Radio man at heart looks back on long RTE career

Talking Sport with Stephen Glennon

One of the many books that has hit the shelves ahead of the Christmas rush is Patrick P. Guthrie’s ‘The GAA and Radio Éireann’, a publication which explores the relationship between radio commentators and Gaelic games between 1926 and 2010.

Among those to feature prominently in Guthrie’s work is well-known Galway pundit Jim Carney, who in addition to his work on the wireless for many years, was also the first presenter of RTE’s The Sunday Game.

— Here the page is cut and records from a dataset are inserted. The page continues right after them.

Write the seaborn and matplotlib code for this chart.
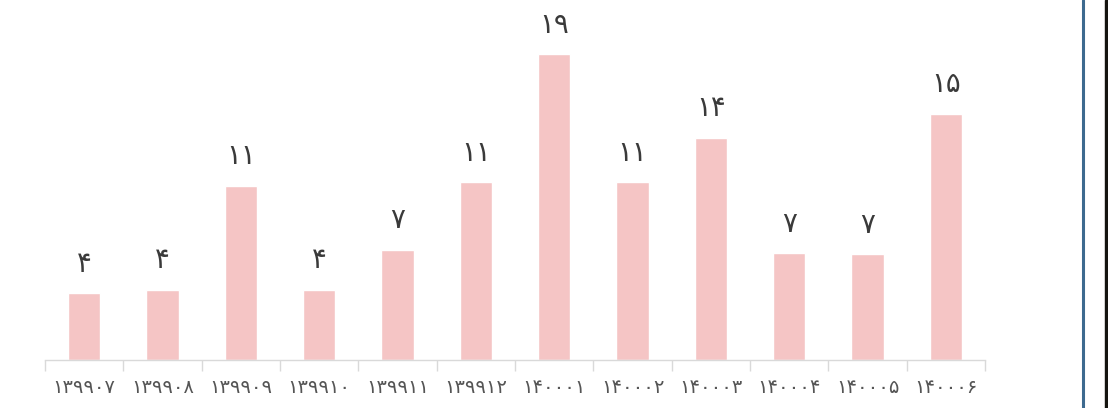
import numpy as np
import pandas as pd
import matplotlib.pyplot as plt
import seaborn as sns
from matplotlib.lines import Line2D

# month codes (Persian digits) and counts
months = ["۱۳۹۹۰۷", "۱۳۹۹۰۸", "۱۳۹۹۰۹", "۱۳۹۹۱۰", "۱۳۹۹۱۱", "۱۳۹۹۱۲",
          "۱۴۰۰۰۱", "۱۴۰۰۰۲", "۱۴۰۰۰۳", "۱۴۰۰۰۴", "۱۴۰۰۰۵", "۱۴۰۰۰۶"]
counts = [4.2, 4.4, 10.9, 4.4, 6.9, 11.1, 19.1, 11.1, 13.9, 6.7, 6.6, 15.4]

fa_digits = str.maketrans("0123456789", "۰۱۲۳۴۵۶۷۸۹")

df = pd.DataFrame({"month": months, "count": counts})

sns.set_theme(style="white")
plt.rcParams["font.family"] = ["DejaVu Sans"]

fig = plt.figure(figsize=(11.08, 4.08), dpi=100)
ax = fig.add_axes([45 / 1108, 48 / 408, 940 / 1108, 360 / 408])

sns.barplot(data=df, x="month", y="count", color="#f5c5c5", width=0.41,
            saturation=1, ax=ax)

for i, v in enumerate(counts):
    ax.text(i, v + 0.95, str(int(round(v))).translate(fa_digits),
            ha="center", va="bottom", fontsize=20, color="#3a3a3a")

ax.set_ylim(0, 22.5)
ax.set_xlim(-0.5, len(months) - 0.5)
ax.set_xlabel("")
ax.set_ylabel("")
ax.set_yticks([])

for s in ["top", "right", "left"]:
    ax.spines[s].set_visible(False)
ax.spines["bottom"].set_color("#d9d9d9")
ax.spines["bottom"].set_linewidth(1)

ax.set_xticks(range(len(months)))
ax.set_xticklabels(months, fontsize=14, color="#555555")
ax.tick_params(axis="x", which="major", length=0, pad=13)
ax.set_xticks(np.arange(-0.5, len(months), 1), minor=True)
ax.tick_params(axis="x", which="minor", length=8, width=1, color="#d9d9d9",
               bottom=True)

# slide frame on the right
fig.add_artist(Line2D([1083 / 1108, 1083 / 1108], [0, 1], color="#3d6a8f",
                      lw=2.2, transform=fig.transFigure))
fig.add_artist(plt.Rectangle((1105 / 1108, 0), 3 / 1108, 1, color="#15140f",
                             transform=fig.transFigure))

fig.savefig("out.png", dpi=100)
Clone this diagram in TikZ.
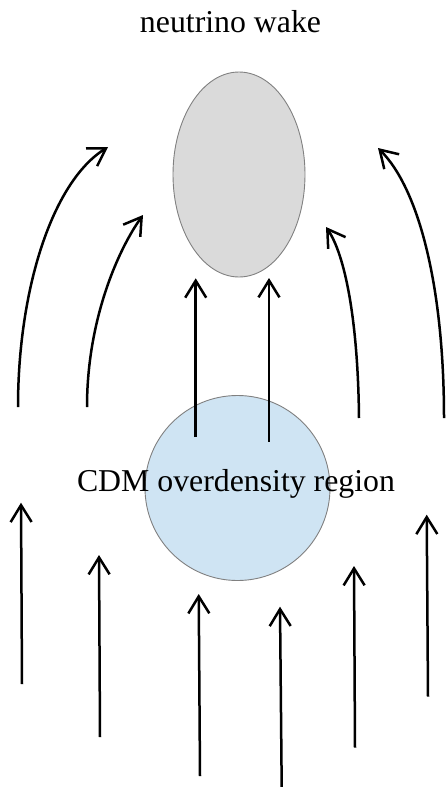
\documentclass[tikz,border=0pt]{standalone}
\usepackage{fontspec}
\setmainfont{Liberation Serif}
\usetikzlibrary{arrows.meta,shapes.geometric}
\definecolor{wakegray}{RGB}{218,218,218}
\definecolor{cdmblue}{RGB}{207,228,243}
\definecolor{edgegray}{RGB}{128,128,128}
\begin{document}
\begin{tikzpicture}[x=1pt,y=-1pt,
  flow/.style={line width=2.5pt, -{Straight Barb[length=17pt,width=21pt]}},
  lbl/.style={font=\fontsize{31.8}{38}\selectfont, inner sep=0pt, anchor=base},
  blob/.style={draw=edgegray, line width=0.9pt, inner sep=0pt}]
\useasboundingbox (0,0) rectangle (446,787);
% shapes
\node[blob, ellipse, fill=wakegray, minimum width=132pt, minimum height=205pt] (wake) at (239,174.5) {};
\node[blob, circle, fill=cdmblue, minimum size=185pt] (cdm) at (237.5,488) {};
% coordinates
\coordinate (a1s) at (22,684);     \coordinate (a1e) at (21,502.7);
\coordinate (a2s) at (100,737);    \coordinate (a2e) at (99,555);
\coordinate (a3s) at (200,776);    \coordinate (a3e) at (198.7,594);
\coordinate (a4s) at (281.7,787);  \coordinate (a4e) at (280,606.7);
\coordinate (a5s) at (355,747.7);  \coordinate (a5e) at (354,566);
\coordinate (a6s) at (428,696.7);  \coordinate (a6e) at (426.7,514.7);
\coordinate (a7s) at (195.7,437);  \coordinate (a7e) at (195.7,278.3);
\coordinate (a8s) at (269,441.7);  \coordinate (a8e) at (269,278);
\coordinate (c1s) at (18,407);     \coordinate (c1e) at (108,147);
\coordinate (c2s) at (87,407);     \coordinate (c2e) at (143,215);
\coordinate (c3s) at (359,418);    \coordinate (c3e) at (326,227);
\coordinate (c4s) at (444,418);    \coordinate (c4e) at (378,148);
% straight flows
\draw[flow] (a1s) -- (a1e);
\draw[flow] (a2s) -- (a2e);
\draw[flow] (a3s) -- (a3e);
\draw[flow] (a4s) -- (a4e);
\draw[flow] (a5s) -- (a5e);
\draw[flow] (a6s) -- (a6e);
\draw[flow] (a7s) -- (a7e);
\draw[flow] (a8s) -- (a8e);
% curved flows
\draw[flow] (c1s) .. controls (18,290) and (52,182) .. (c1e);
\draw[flow] (c2s) .. controls (87,320) and (118,250) .. (c2e);
\draw[flow] (c3s) .. controls (358,320) and (345,255) .. (c3e);
\draw[flow] (c4s) .. controls (444,290) and (420,190) .. (c4e);
% labels
\node[lbl] (title) at (230.5,32) {neutrino wake};
\node[lbl] (cdmlabel) at (236,491.7) {CDM overdensity region};
\end{tikzpicture}
\end{document}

He is currently sports editor of The Tuam Herald, where he began his career in the media back in 1968.

To say Milltown native Carney is nothing less than charismatic is an understatement and it is easy to see why he was chosen – at the age of 29 – to front RTE’s equivalent of the BBC’s ‘Match of the Day’ in 1979. For any young man, it was a dream job but Carney, even now, insists his days in radio gave him much more enjoyment.

“It (television work) probably should mean more to me than it did, but when you are young and enjoying life you don’t think too much on the profound side of it. Also, I wasn’t quite a natural at it either. I was keen and everything else but . . . well, let’s say, if I was a goose I didn’t think I was a swan!” he laughs.

“I wouldn’t have had a big head about it. So, it didn’t mean as much to me and it still doesn’t mean as much to me as it probably should. I suppose, it was just that I was, first and foremost, a lover of radio, as I still am. And of radio sport as well.”

This leads us nicely into Guthrie’s book, where Carney, a former journalist with the Connacht Tribune, takes his place alongside many of the great radio broadcasters like Mícheál O’Hehir, Mícheál Ó Muircheartaigh, Jimmy Magee, Mícheál Ó Sé and the late, Tom Rooney, another ex-Tribune reporter.

For a passionate Galway supporter like Carney, though, radio has always held a special place in his heart. “When Galway won the All-Ireland in ’56 – they lost the semi-finals in ’57 and ’58 – I actually remember listening to those games on the radio.

“I remember my father going up to the match and the radio being on at home and listening to Mícheál O’Hehir’s voice – and the names of Purcell, Stockwell and Jack Mangan, who recently passed away – as Galway beat Cork.